Des sépultures simples

L'immense majorité des sépultures fouillées, soit plus de 150 pour l'instant, correspond à des ensevelissements en cercueil. Ils se répartissent généralement au sein de tranchées rectilignes équidistantes, à partir du mur d'enceinte ; l'orientation des tranchées est variable selon la position du mur. La régularité des creusements montre une gestion rationnelle de l'espace. Certains éléments construits, comme l'entrée ou le caveau, ont toutefois constitué un pôle attractif sur les ensevelissements, qui se concentrent selon des orientations diverses.

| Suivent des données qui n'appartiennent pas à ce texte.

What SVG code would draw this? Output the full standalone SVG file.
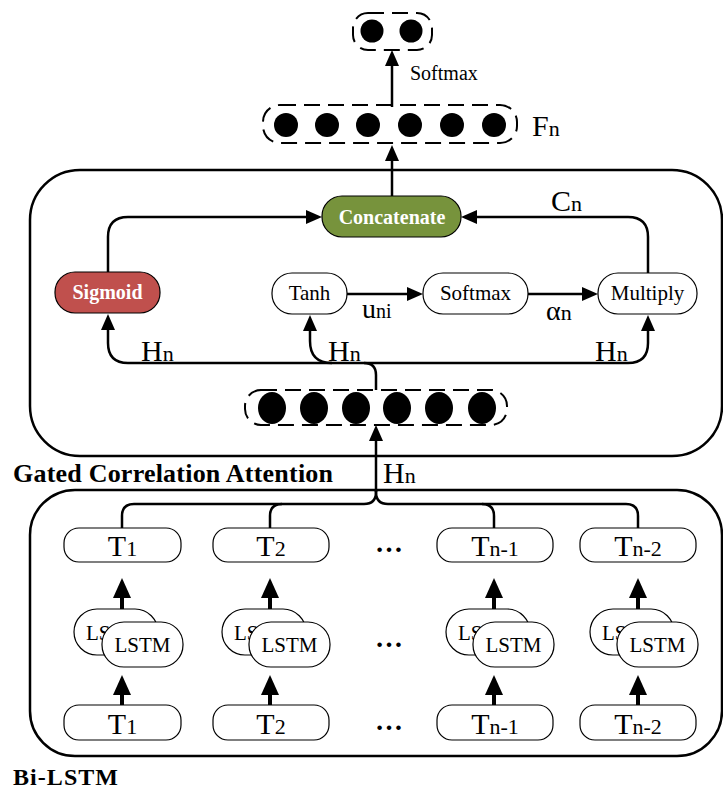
<svg xmlns="http://www.w3.org/2000/svg" width="723" height="789" viewBox="0 0 723 789">
  <style>
    .frame { fill: none; stroke: #000; stroke-width: 2.5; }
    .dash { fill: none; stroke: #000; stroke-width: 2; stroke-dasharray: 16 8; }
    .dot { fill: #000; }
    .node { fill: #fff; stroke: #000; stroke-width: 1.2; }
    .wire { fill: none; stroke: #000; stroke-width: 2.5; }
    .thick { fill: none; stroke: #000; stroke-width: 4; }
    .lbl { font-family: "Liberation Serif", "Times New Roman", serif; fill: #000; }
    .bold { font-family: "Liberation Serif", "Times New Roman", serif; font-weight: bold; }
  </style>
  <defs>
    <marker id="arr" viewBox="0 0 16 14" refX="2" refY="7" markerWidth="16" markerHeight="14" markerUnits="userSpaceOnUse" orient="auto">
      <path d="M0,0 L16,7 L0,14 z" fill="#000"/>
    </marker>
    <marker id="arrB" viewBox="0 0 20 18" refX="2" refY="9" markerWidth="20" markerHeight="18" markerUnits="userSpaceOnUse" orient="auto">
      <path d="M0,0 L20,9 L0,18 z" fill="#000"/>
    </marker>
  </defs>

  <!-- container frames -->
  <rect class="frame" x="30" y="170" width="692" height="286" rx="50"/>
  <rect class="frame" x="30" y="490" width="692" height="266" rx="45"/>
  <text class="bold" x="13" y="482" font-size="26" textLength="320">Gated Correlation Attention</text>
  <text class="bold" x="13" y="785" font-size="24" textLength="105">Bi-LSTM</text>

  <!-- output layer -->
  <g id="output">
    <rect class="dash" x="353" y="13" width="79" height="37" rx="15"/>
    <circle class="dot" cx="372" cy="31" r="11.5"/>
    <circle class="dot" cx="411" cy="31" r="11.5"/>
  </g>

  <!-- fused feature layer F_n -->
  <g id="fn-layer">
    <rect class="dash" x="263" y="105" width="254" height="38" rx="17"/>
    <circle class="dot" cx="286" cy="125" r="12"/>
    <circle class="dot" cx="327" cy="125" r="12"/>
    <circle class="dot" cx="368" cy="125" r="12"/>
    <circle class="dot" cx="410" cy="125" r="12"/>
    <circle class="dot" cx="452" cy="125" r="12"/>
    <circle class="dot" cx="494" cy="125" r="12"/>
    <text class="lbl" x="532" y="136"><tspan font-size="30">F</tspan><tspan font-size="22">n</tspan></text>
  </g>

  <!-- hidden state layer H_n -->
  <g id="hn-layer">
    <rect class="dash" x="245" y="390" width="262" height="35" rx="16"/>
    <ellipse class="dot" cx="272" cy="408" rx="14" ry="16"/>
    <ellipse class="dot" cx="314" cy="408" rx="14" ry="16"/>
    <ellipse class="dot" cx="356" cy="408" rx="14" ry="16"/>
    <ellipse class="dot" cx="397" cy="408" rx="14" ry="16"/>
    <ellipse class="dot" cx="439" cy="408" rx="14" ry="16"/>
    <ellipse class="dot" cx="482" cy="408" rx="14" ry="16"/>
  </g>

  <!-- attention nodes -->
  <g id="concatenate">
    <rect x="322" y="196" width="139" height="41" rx="20" fill="#77933C" stroke="#000" stroke-width="1.2"/>
    <text class="bold" x="392" y="224" font-size="20" fill="#fff" text-anchor="middle">Concatenate</text>
  </g>
  <g id="sigmoid">
    <rect x="55" y="272" width="105" height="41" rx="20" fill="#C0504D" stroke="#000" stroke-width="1.2"/>
    <text class="bold" x="107.5" y="299" font-size="20" fill="#fff" text-anchor="middle">Sigmoid</text>
  </g>
  <g id="tanh">
    <rect class="node" x="272" y="273" width="75" height="41" rx="20"/>
    <text class="lbl" x="309.5" y="300" font-size="21" text-anchor="middle">Tanh</text>
  </g>
  <g id="softmax">
    <rect class="node" x="423" y="273" width="105" height="41" rx="20"/>
    <text class="lbl" x="475.5" y="300" font-size="21" text-anchor="middle">Softmax</text>
  </g>
  <g id="multiply">
    <rect class="node" x="598" y="273" width="99" height="41" rx="20"/>
    <text class="lbl" x="647.5" y="300" font-size="21" text-anchor="middle">Multiply</text>
  </g>

  <!-- Bi-LSTM columns -->
  <g id="col-1">
    <rect class="node" x="64" y="528" width="117" height="34" rx="15"/>
    <text class="lbl" x="122.5" y="556" text-anchor="middle"><tspan font-size="30">T</tspan><tspan font-size="22">1</tspan></text>
    <rect class="node" x="74" y="609" width="84" height="46" rx="23"/>
    <text class="lbl" x="114" y="640" font-size="21" text-anchor="middle">LSTM</text>
    <rect class="node" x="102" y="622" width="81" height="45" rx="22"/>
    <text class="lbl" x="142.5" y="652" font-size="21" text-anchor="middle">LSTM</text>
    <rect class="node" x="64" y="705" width="117" height="35" rx="15"/>
    <text class="lbl" x="122.5" y="734" text-anchor="middle"><tspan font-size="30">T</tspan><tspan font-size="22">1</tspan></text>
  </g>
  <g id="col-2">
    <rect class="node" x="213" y="528" width="116" height="34" rx="15"/>
    <text class="lbl" x="271" y="556" text-anchor="middle"><tspan font-size="30">T</tspan><tspan font-size="22">2</tspan></text>
    <rect class="node" x="222" y="609" width="84" height="46" rx="23"/>
    <text class="lbl" x="262" y="640" font-size="21" text-anchor="middle">LSTM</text>
    <rect class="node" x="249" y="622" width="81" height="45" rx="22"/>
    <text class="lbl" x="289.5" y="652" font-size="21" text-anchor="middle">LSTM</text>
    <rect class="node" x="213" y="705" width="116" height="35" rx="15"/>
    <text class="lbl" x="271" y="734" text-anchor="middle"><tspan font-size="30">T</tspan><tspan font-size="22">2</tspan></text>
  </g>
  <g id="col-n1">
    <rect class="node" x="437" y="528" width="116" height="34" rx="15"/>
    <text class="lbl" x="495" y="556" text-anchor="middle"><tspan font-size="30">T</tspan><tspan font-size="22">n-1</tspan></text>
    <rect class="node" x="446" y="609" width="84" height="46" rx="23"/>
    <text class="lbl" x="486" y="640" font-size="21" text-anchor="middle">LSTM</text>
    <rect class="node" x="473" y="622" width="81" height="45" rx="22"/>
    <text class="lbl" x="513.5" y="652" font-size="21" text-anchor="middle">LSTM</text>
    <rect class="node" x="437" y="705" width="116" height="35" rx="15"/>
    <text class="lbl" x="495" y="734" text-anchor="middle"><tspan font-size="30">T</tspan><tspan font-size="22">n-1</tspan></text>
  </g>
  <g id="col-n2">
    <rect class="node" x="580" y="528" width="116" height="34" rx="15"/>
    <text class="lbl" x="638" y="556" text-anchor="middle"><tspan font-size="30">T</tspan><tspan font-size="22">n-2</tspan></text>
    <rect class="node" x="590" y="609" width="84" height="46" rx="23"/>
    <text class="lbl" x="630" y="640" font-size="21" text-anchor="middle">LSTM</text>
    <rect class="node" x="617" y="622" width="81" height="45" rx="22"/>
    <text class="lbl" x="657.5" y="652" font-size="21" text-anchor="middle">LSTM</text>
    <rect class="node" x="580" y="705" width="116" height="35" rx="15"/>
    <text class="lbl" x="638" y="734" text-anchor="middle"><tspan font-size="30">T</tspan><tspan font-size="22">n-2</tspan></text>
  </g>
  <g id="ellipses">
    <text class="bold" x="389" y="552" font-size="28" text-anchor="middle">…</text>
    <text class="bold" x="389" y="647" font-size="28" text-anchor="middle">…</text>
    <text class="bold" x="389" y="730" font-size="28" text-anchor="middle">…</text>
  </g>

  <!-- connectors -->
  <g id="connectors">
    <path class="wire" d="M392,107 V64" marker-end="url(#arr)"/>
    <path class="wire" d="M392,196 V159" marker-end="url(#arr)"/>
    <path class="wire" d="M108,272 V237 Q108,217 128,217 H308" marker-end="url(#arr)"/>
    <path class="wire" d="M648,273 V237 Q648,217 628,217 H475" marker-end="url(#arr)"/>
    <path class="wire" d="M347,294 H409" marker-end="url(#arr)"/>
    <path class="wire" d="M528,294 H584" marker-end="url(#arr)"/>
    <path class="wire" d="M366,363 H128 Q108,363 108,343 V328" marker-end="url(#arr)"/>
    <path class="wire" d="M366,363 H628 Q648,363 648,343 V329" marker-end="url(#arr)"/>
    <path class="wire" d="M332,363 Q310,363 310,341 V329" marker-end="url(#arr)"/>
    <path class="wire" d="M364,363 Q376,363 376,375 V390"/>
    <path class="wire" d="M376,492 V439" marker-end="url(#arr)"/>
    <path class="wire" d="M376,490 V492 Q376,504 364,504 H134 Q122,504 122,516 V528"/>
    <path class="wire" d="M282,504 Q270,504 270,516 V528"/>
    <path class="wire" d="M376,490 V492 Q376,504 388,504 H626 Q638,504 638,516 V528"/>
    <path class="wire" d="M482,504 Q494,504 494,516 V528"/>
    <path class="thick" d="M122,609 V596" marker-end="url(#arrB)"/>
    <path class="thick" d="M270,609 V596" marker-end="url(#arrB)"/>
    <path class="thick" d="M494,609 V596" marker-end="url(#arrB)"/>
    <path class="thick" d="M638,609 V596" marker-end="url(#arrB)"/>
    <path class="thick" d="M122,705 V693" marker-end="url(#arrB)"/>
    <path class="thick" d="M270,705 V693" marker-end="url(#arrB)"/>
    <path class="thick" d="M494,705 V693" marker-end="url(#arrB)"/>
    <path class="thick" d="M638,705 V693" marker-end="url(#arrB)"/>
  </g>

  <!-- connector labels -->
  <g id="labels">
    <text class="lbl" x="410" y="80" font-size="20">Softmax</text>
    <text class="lbl" x="551" y="211"><tspan font-size="30">C</tspan><tspan font-size="22">n</tspan></text>
    <text class="lbl" x="362" y="318"><tspan font-size="28">u</tspan><tspan font-size="20">ni</tspan></text>
    <text class="lbl" x="546" y="320"><tspan font-size="28">α</tspan><tspan font-size="22">n</tspan></text>
    <text class="lbl" x="141" y="361"><tspan font-size="30">H</tspan><tspan font-size="22">n</tspan></text>
    <text class="lbl" x="328" y="361"><tspan font-size="30">H</tspan><tspan font-size="22">n</tspan></text>
    <text class="lbl" x="595" y="361"><tspan font-size="30">H</tspan><tspan font-size="22">n</tspan></text>
    <text class="lbl" x="383" y="483"><tspan font-size="30">H</tspan><tspan font-size="22">n</tspan></text>
  </g>
</svg>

Le bois des cercueils est très bien conservé, ce qui permet des observations techniques sur les réceptacles ; une analyse xylologique déterminera les différentes essences utilisées. Les sujets sont inhumés habillés : nombre de boutons, agrafes, parure, boucles, chaussures et pièces de tissus en témoignent. La découverte de nombreux ossuaires, le plus souvent individuels et mêlés aux sépultures en place, illustre l'existence de concessions temporaires et leur gestion par les fossoyeurs.
Le recrutement semble correspondre à une population naturelle conforme à un modèle de mortalité archaïque, avec notamment de nombreux jeunes enfants, ceux-ci étant inhumés dans des zones particulières. L'étude biologique de l'échantillon exhumé sera particulièrement intéressante à mettre en perspective avec les progrès médicaux et sanitaires du XIXe siècle qui modifient profondément les profils démographiques.

La fouille puis l'étude de ce cimetière vont permettre de nourrir plusieurs thématiques de recherches dans un contexte de profondes mutations à la fois historiques, sociologiques et idéologiques. L'approche comparative et dialectique des archives historiques et des archives du sol sera particulièrement intéressante sur ce site.